Friezen in industrieel Veenhuizen

Twee Friese vrienden, Tjibbe Geerts van der Meulen, dichter en uitgever, en Hindrik Bosgra, boomkweker, maken rond 1860 een rondreis door de noordelijke provincies van Nederland. Zij bezoeken de moderne textielfabriek in Veenhuizen en laten zich daar rondleiden.

Er werd een jonge vrouw van haar werk weggeroepen om ons een uitleg van het werktuig te geven. Eerst zagen wij hoe de katoen, ruig en onbewerkt in grote balen aangevoerd, in een grote ketel of ijzeren ton gepropt werd. Dan legde men het katoen op een soort mangel, waar een groot aantal raderen het automatisch op grote rollen bracht. Die sponnen dan van elke rol een stuk of vijf draden; op het laatst zo fijn dat er garen van geweven kon worden. En al die wielen, raderen, radertjes, pijpen en roeden, al die beweging verliep werkelijk dankzij water en vuur. Het vuur moest gestookt worden en mannen brachten met kruiwagens steeds maar door turf naar de stookplaats. Waar de stoomkracht begon, was een enorm groot wiel, met in ‘t midden een as, die de hele boel in rep en roer bracht.
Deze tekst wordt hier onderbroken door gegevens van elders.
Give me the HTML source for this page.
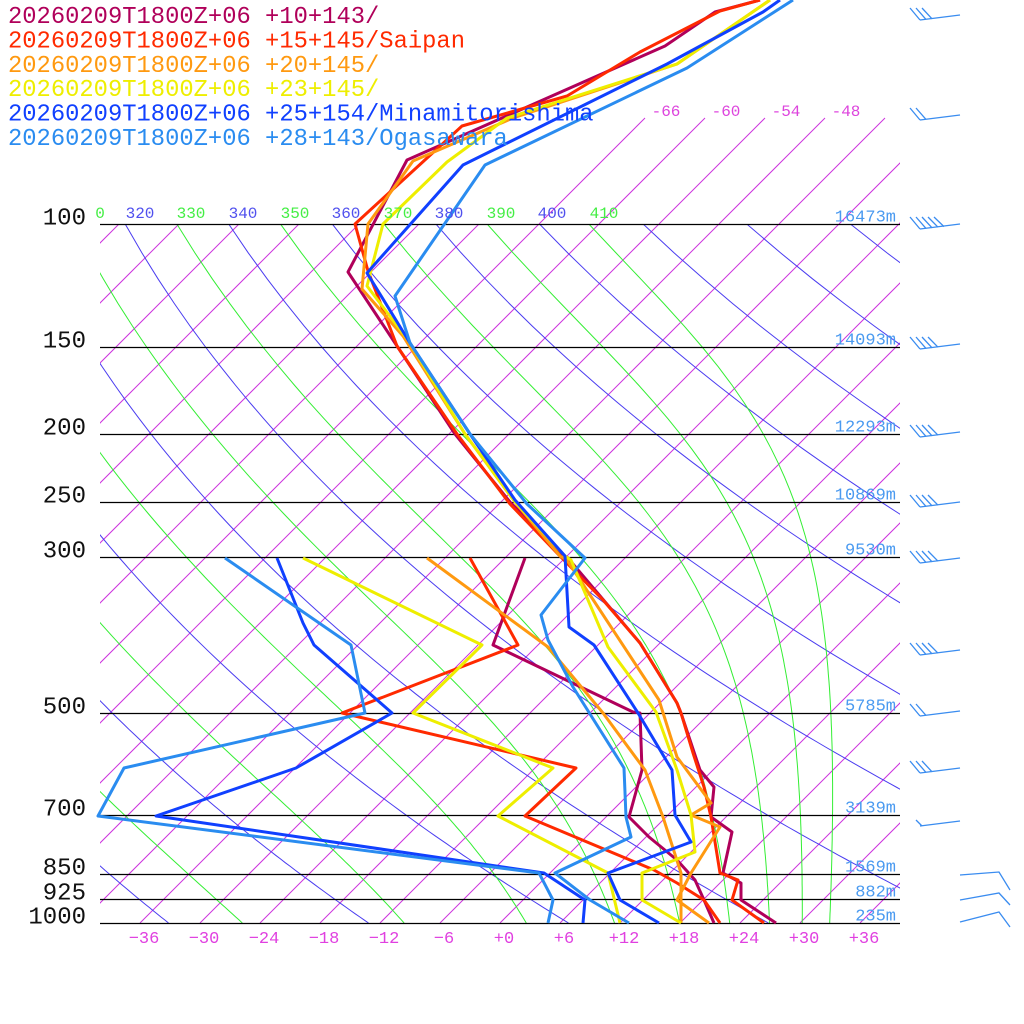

Maar, al hoe indrukwekkend en kunstig het allemaal wezen mocht en ons een bewijs van menselijk kunnen gaf, ik geloof dat wij er samen meer plezier aan hadden dan die anderhalf honderd mensen bij elkaar, mannen en vrouwen, die dag in dag uit en jaar in jaar uit altijd moeten staan of zitten om de rollen op te zetten, draad te knopen en te haspelen.